Brasis. As traduções da cultura cotidiana do Brasil.

BRASIS. CULTURAS E COTIDIANOS DO BRASIL.

Maracatu

Maracatum tum: saia do lugar!

 

Uma reflexão após quatro meses de contato, pesquisa e co-criação com a palavra Maracatu:

 

 

Há cinco meses atrás, no Recife antigo, eu estava com Suann Medeiros nos ensaios de Maracatu, e reconheci o querido Vincent Moon: naquela noite, eu me arrepiei ao ouvir as alfaias fazendo uma melodia que eu sabia que já tinha dançado muitas vezes. “É Luiz Gonzaga!” _ respondeu o Mestre entre um apito e outro. No dia anterior, estivemos em Olinda com o filho do Mestre Salustiano, importante figura do patrimônio imaterial brasileiro. Um dia depois, estávamos todos em Nazaré da Mata conversando com o Mestre Anderson, o mais jovem Mestre do mais antigo Maracatu do Brasil.

 

 

Em seis meses de contato com essa palavra que anuncia o nome de um dos mais recentes bens imateriais do nosso país, ouvimos sobre a sua tradução no estado do Ceará, subimos e descemos ladeiras com os principais grupos percussivos do Vale do Paraíba em São Paulo, trocamos fotos com um Mestre de Brasília, descobrimos um Maracatu de Jabuti no Jatobá cantado pelo Nhabumzim, falamos com a pernambucana que rompeu preconceitos e fundou o primeiro Maracatu 100% feminino do Brasil, estudamos histórias de damas e rainhas que extrapolam categorias de gênero com suas saias rodadas liderando o ritmo de todo um bloco.
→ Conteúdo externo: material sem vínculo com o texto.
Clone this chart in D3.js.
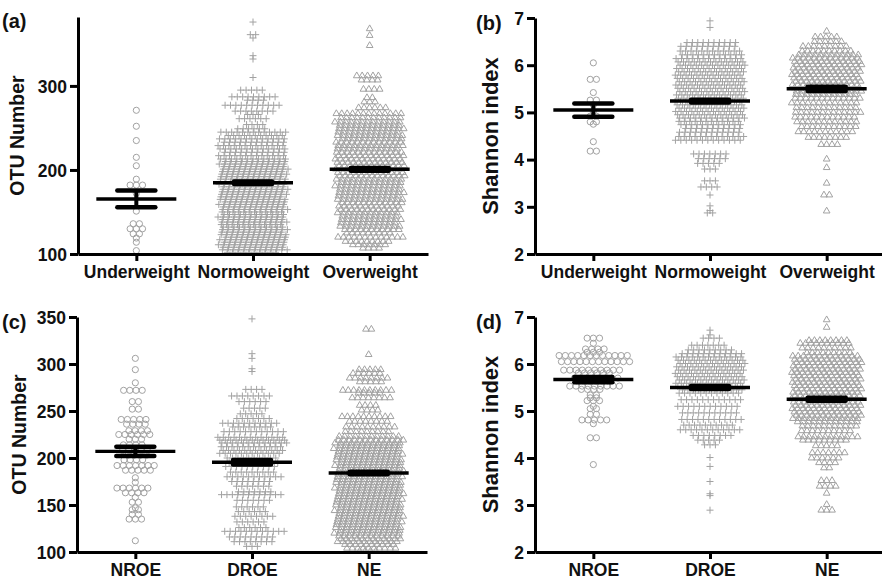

Participamos de ensaios e apresentações no Paraná, conhecemos grupos nas favelas do Rio de Janeiro, descobrimos o trabalho de economia criativa e colaborativa por trás da produção de alfaias para as comunidades maracatuzeiras.

 

Escutamos, observamos, aprendemos um pouco. Dedicar meses ao estudo conjunto de uma palavra brasileira foi o exercício mais etnográfico que fiz desde que terminei um mestrado nessa área. Ter feito isso em conjunto com outros brasileiros em busca do autoconhecimento fez dessa experiência tão mais prazerosa quanto consistente. E, claro, imperfeita: compartilhar um processo de aprendizado que é feito com outros é escolha que prima pelo movimento conjunto e não pela percepção de perfeição, menos ainda pelo acabamento; começar um processo com uma pergunta (O que significa Maracatu pra você?) e não com uma verdade (Maracatu é.) é mesmo tão ingênuo quanto verdadeiro. Como resposta: 15 traduções feitas por 12 brasileiros: sambadas, fotografias, ilustrações, postais, colares…

 

Essa é a escolha, pelo menos por ora, da editoria Bê-a-bá do Brasis: fazemos uma imersão local para iniciar um biblioteca de referências que é imediatamente compartilhada, estudamos uma palavra brasileira junto com todos que aceitarem o nosso convite, recebemos e compartilhamos traduções dessa palavra, depois sentimos e contamos o que aprendemos com o processo.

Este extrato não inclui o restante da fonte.